◆ Problem statement ◆
From the first line of the data below through the line bearing "impulse = [0.23, 0.46, 0.69, 0.46, 0.28]", reproduce each line exactly; do not include pictures.

Start

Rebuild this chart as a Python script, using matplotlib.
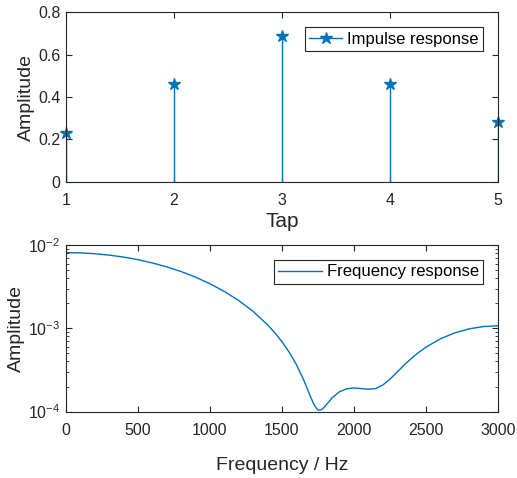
import numpy as np
import matplotlib
matplotlib.use('Agg')
import matplotlib.pyplot as plt
from matplotlib.lines import Line2D
from matplotlib.ticker import LogLocator, NullFormatter

## {{{                          --     data     --
taps = [1, 2, 3, 4, 5]
impulse = [0.23, 0.46, 0.69, 0.46, 0.28]

freq_hz = [0, 100, 200, 300, 400, 500, 600, 700, 800, 900, 1000, 1100, 1200,
           1300, 1400, 1450, 1500, 1550, 1600, 1650, 1700, 1725, 1750, 1775,
           1800, 1850, 1900, 1950, 2000, 2050, 2100, 2150, 2200, 2250, 2300,
           2350, 2400, 2450, 2500, 2600, 2700, 2800, 2900, 3000]
freq_amp = [8.15e-3, 8.09e-3, 7.90e-3, 7.60e-3, 7.20e-3, 6.70e-3, 6.12e-3,
            5.49e-3, 4.82e-3, 4.13e-3, 3.44e-3, 2.78e-3, 2.16e-3, 1.60e-3,
            1.105e-3, 8.88e-4, 6.92e-4, 5.18e-4, 3.68e-4, 2.42e-4, 1.48e-4,
            1.19e-4, 1.04e-4, 1.05e-4, 1.16e-4, 1.47e-4, 1.73e-4, 1.88e-4,
            1.92e-4, 1.89e-4, 1.86e-4, 1.89e-4, 2.08e-4, 2.45e-4, 2.98e-4,
            3.64e-4, 4.37e-4, 5.14e-4, 5.94e-4, 7.48e-4, 8.82e-4, 9.87e-4,
            1.053e-3, 1.076e-3]
##────────────────────────────────────────────────────────────────────────────}}}

BLUE = '#0072BD'
DARK = '#262626'

plt.rcParams['font.family'] = ['Liberation Sans', 'DejaVu Sans']
plt.rcParams['mathtext.fontset'] = 'custom'
plt.rcParams['mathtext.rm'] = 'Liberation Sans'
plt.rcParams['mathtext.it'] = 'Liberation Sans'
plt.rcParams['axes.edgecolor'] = DARK
plt.rcParams['xtick.color'] = DARK
plt.rcParams['ytick.color'] = DARK
plt.rcParams['axes.linewidth'] = 0.8

fig = plt.figure(figsize=(5.17, 4.78), dpi=100)
ax1 = fig.add_axes([0.1277, 0.620, 0.8353, 0.354])
ax2 = fig.add_axes([0.1277, 0.139, 0.8353, 0.348])

## {{{                          --     impulse     --
markerline, stemlines, baseline = ax1.stem(taps, impulse, linefmt='-', markerfmt='*',
                                           basefmt=' ')
stemlines.set_color(BLUE)
stemlines.set_linewidth(1.0)
markerline.set_color(BLUE)
markerline.set_markersize(9)
markerline.set_clip_on(False)
ax1.set_xlim(1, 5)
ax1.set_ylim(0, 0.8)
ax1.set_xticks(taps)
ax1.set_yticks([0, 0.2, 0.4, 0.6, 0.8])
ax1.set_yticklabels(['0', '0.2', '0.4', '0.6', '0.8'])
ax1.set_xlabel('Tap', fontsize=15, color=DARK, labelpad=3)
ax1.set_ylabel('Amplitude', fontsize=14, color=DARK, labelpad=2)
stem_handle = Line2D([], [], color=BLUE, linewidth=1.0, marker='*', markersize=9)
leg = ax1.legend([stem_handle], ['Impulse response'], loc='upper right', fontsize=12,
                 fancybox=False, edgecolor=DARK, framealpha=1, borderaxespad=0.9,
                 handlelength=2.0, borderpad=0.25, handletextpad=0.3)
leg.get_frame().set_linewidth(0.8)
##────────────────────────────────────────────────────────────────────────────}}}

## {{{                          --     frequency     --
ax2.plot(freq_hz, freq_amp, color=BLUE, linewidth=1.0, label='Frequency response')
ax2.set_yscale('log')
ax2.set_xlim(0, 3000)
ax2.set_ylim(1e-4, 1e-2)
ax2.set_xticks(np.arange(0, 3001, 500))
ax2.yaxis.set_major_locator(LogLocator(base=10, numticks=5))
ax2.yaxis.set_minor_locator(LogLocator(base=10, subs=np.arange(2, 10), numticks=10))
ax2.yaxis.set_minor_formatter(NullFormatter())
ax2.set_xlabel('Frequency / Hz', fontsize=14, color=DARK, labelpad=14)
ax2.set_ylabel('Amplitude', fontsize=14, color=DARK, labelpad=2)
leg = ax2.legend(loc='upper right', fontsize=12, fancybox=False, edgecolor=DARK,
                 framealpha=1, borderaxespad=0.9, handlelength=2.6,
                 borderpad=0.25, handletextpad=0.3)
leg.get_frame().set_linewidth(0.8)
##────────────────────────────────────────────────────────────────────────────}}}

for ax in (ax1, ax2):
    ax.tick_params(which='both', direction='in', top=True, right=True, labelsize=11.5)
    ax.tick_params(which='major', length=4, width=0.8)
    ax.tick_params(which='minor', length=2, width=0.6)
    ax.tick_params(axis='x', pad=8)
    ax.tick_params(axis='y', pad=4)

fig.savefig('out.png', dpi=100)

End

◆ Written response ◆
Rebuild this chart as a Python script, using matplotlib.
import numpy as np
import matplotlib
matplotlib.use('Agg')
import matplotlib.pyplot as plt
from matplotlib.lines import Line2D
from matplotlib.ticker import LogLocator, NullFormatter

## {{{                          --     data     --
taps = [1, 2, 3, 4, 5]
impulse = [0.23, 0.46, 0.69, 0.46, 0.28]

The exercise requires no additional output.